The most important lesson to come out of the Terri Schiavo brouhaha has been that you should leave very explicit instructions about what to do if your brain should die while your body lives on. So let me be the latest to join in that chorus and give you some good advice: Make a living will. There has also been another largely overlooked lesson from the case: The way it underscores the case for same-sex marriage.
Irrespective of one's position on poor Terri Schiavo, everyone can agree that someone needs to be able to speak for her. Some people side with her parents, believing Terri would want to live; some agree with her husband that she would want to die. But no one disagrees that her family should be consulted.
If Terri were homosexual, however, her partner would not have even the most basic access to her in a medical facility. Even at the end of a lifetime spent together, her partner would be denied the right to make basic medical decisions under most state laws. That would be a travesty and would only compound the tragedy her family must endure.
In the Schiavo case, the husband is against life support, but that hardly means those who support it think spouses should not have the ability to make medical decisions. Indeed, it's easy to imagine a situation in which the positions are reversed and it's the spouse who seeks prolonged life.
Medical decisions are among the most personal and private any family ever makes. Access to loved ones in hospitals and hospices is an essential part of the healing-or grieving-process. To deny this most basic of rights based on the gender of a person's partner is an offense against human dignity and autonomy. Terri Schiavo's plight powerfully demonstrates the need to leave these most personal of decisions within the family.
Note that this argument for same-sex marriage follows a traditional liberal mold. It identifies the practical problems with banning same-sex marriage and calls attention to the moral imperative to help people suffering through their partner's death. The traditional conservative counterargument is framed solely in moral terms-homosexuals shouldn't be able to marry, not because it will hurt anyone in a concrete or particularized way, but because homosexuality is immoral. A sense of public morality is all the justification such a law needs to the conservative mind.

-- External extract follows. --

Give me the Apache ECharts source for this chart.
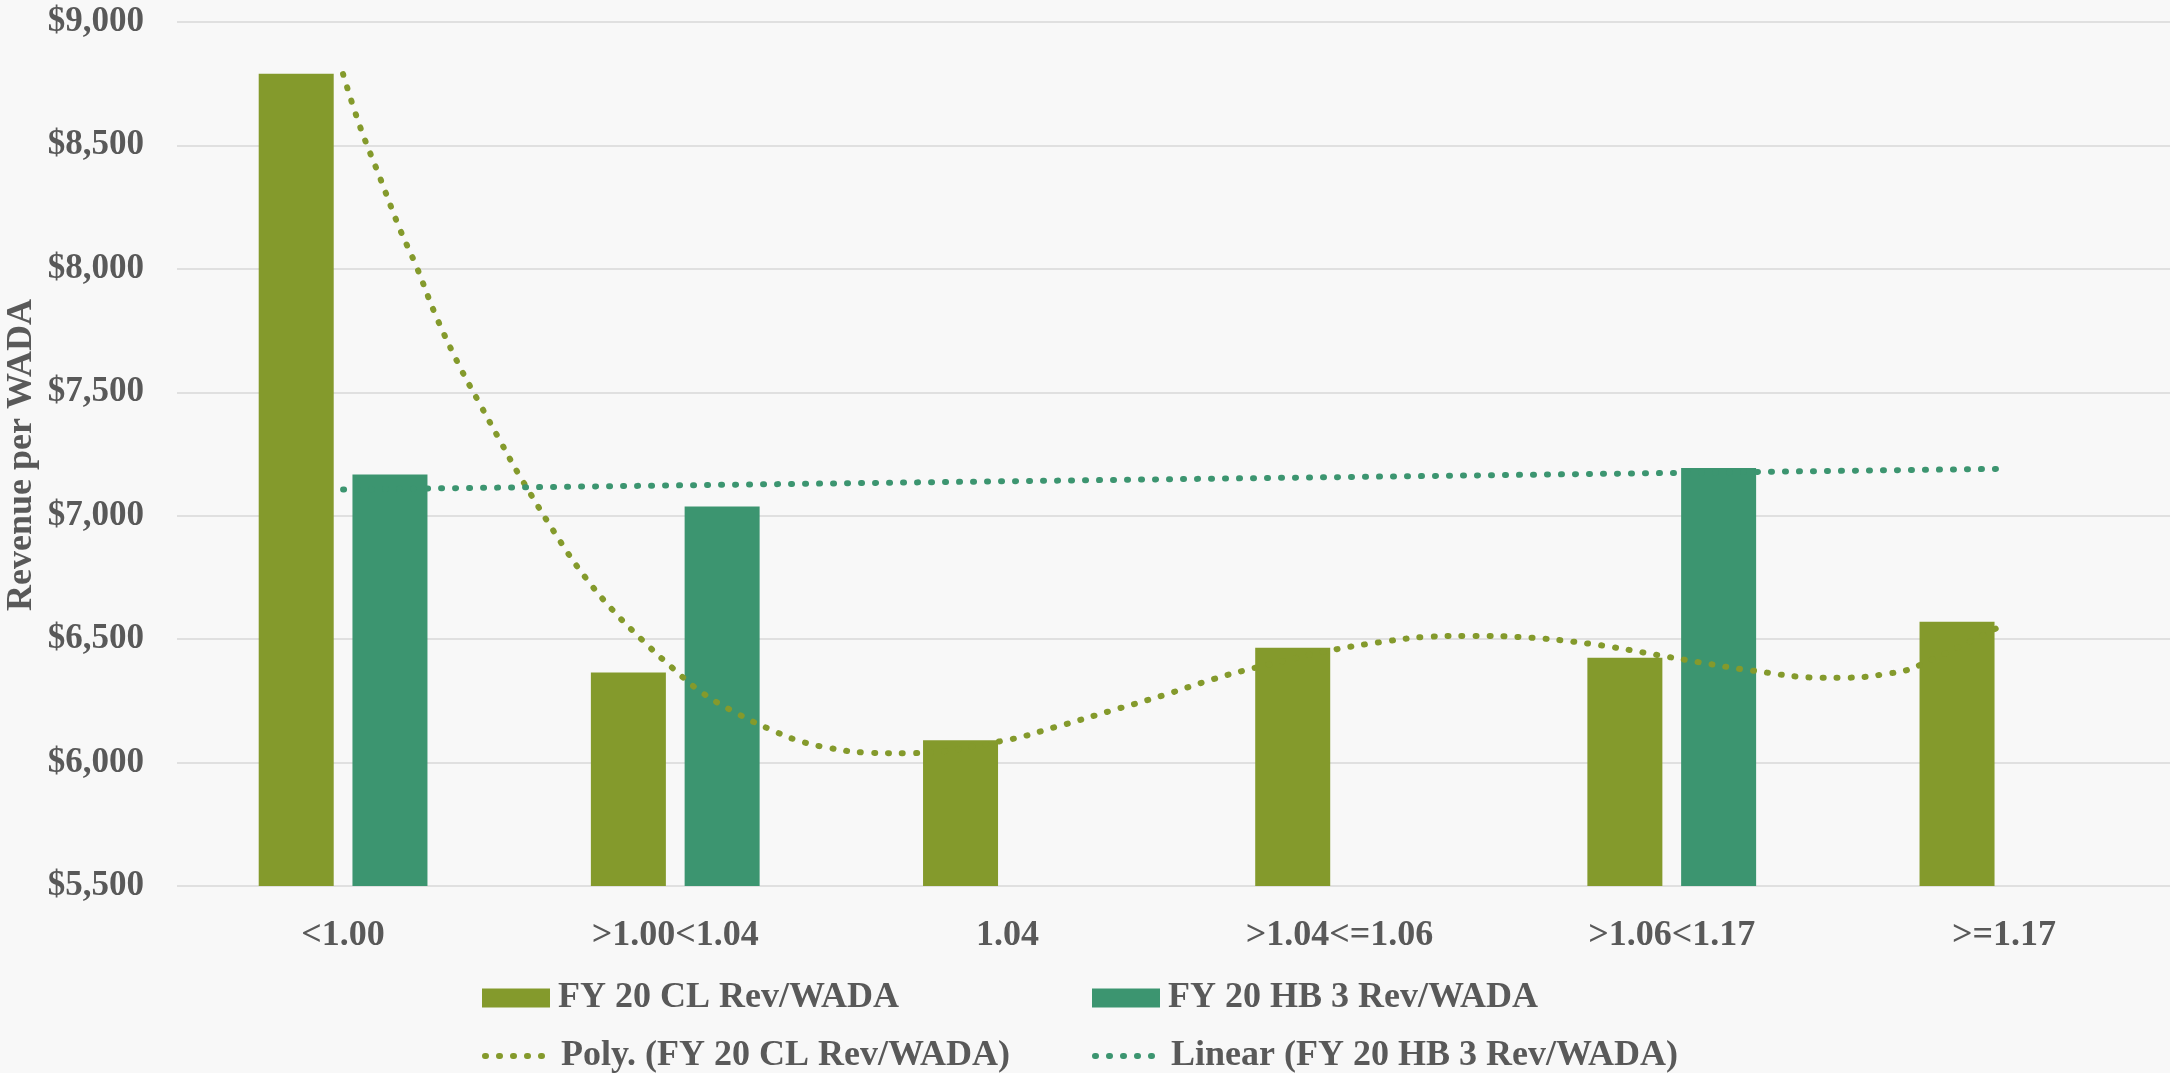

This pattern holds true in arguments over public morality generally. Conservatives are unconcerned with pragmatic justifications for their policies because their morality is all they need. Liberals' arguments, by contrast, rest not only on a sense of what is right, but on a sense of the real world, too. An instructive example is abstinence education.
A recent study by Columbia and Yale found that teens pledging abstinence until marriage are just as likely as others to contract sexually transmitted diseases. This may be because they're more likely to engage in anal and oral sex than their counterparts, and less likely to use condoms or get tested for STDs when they do so. To a liberal, this suggests that just telling kids not to have sex doesn't work. They just do it anyway, without protection.
Thus, pragmatic considerations weigh in favor of liberal sexual education and easy availability of condoms. Further, liberals promote the normative ideas that sex is natural and healthy, and it's wise to make the healthy choice and use protection. This is a moral idea: Sex is OK, and the main goal of sexual education is to avoid STDs and unwanted pregnancies.
Conservatives, unsurprisingly, disagree. They may know that many kids who pledge abstinence have sex anyway, but they don't regard this as any reason to conform sexual education programs to people's actual behavior. The argument goes like this: Sex before marriage is wrong, and it's wrong to do anything which sends the message that it's right. This includes, of course, promoting safe sex.
By conveying an abstinence-only message, they say, society does the right thing. By obeying that message, teenagers do the right thing, too. It's not society's fault if some of them fail to live up to their moral responsibility. Society's responsibility is only to show them the right way to live. Thus, the fact that they're in unnecessary danger of contracting STDs is irrelevant. This is also a moral idea: Premarital sex is not okay, and the main goal of sexual education is to eliminate it.
It's obvious that the first option is the better one. It's all well and good to disagree about whether premarital sex is acceptable. It's neither well nor good to let teens engage in risky behavior if simple countermeasures like condoms and STD screening could help them stay healthy. Thus, although I do believe that sex is both natural and healthy, I argue that nonideological, pragmatic considerations also suggest the liberal perspective is correct on both sexual education and gay marriage. Morality is a personal consideration, and public policy should also be based on facts gleaned from the real world.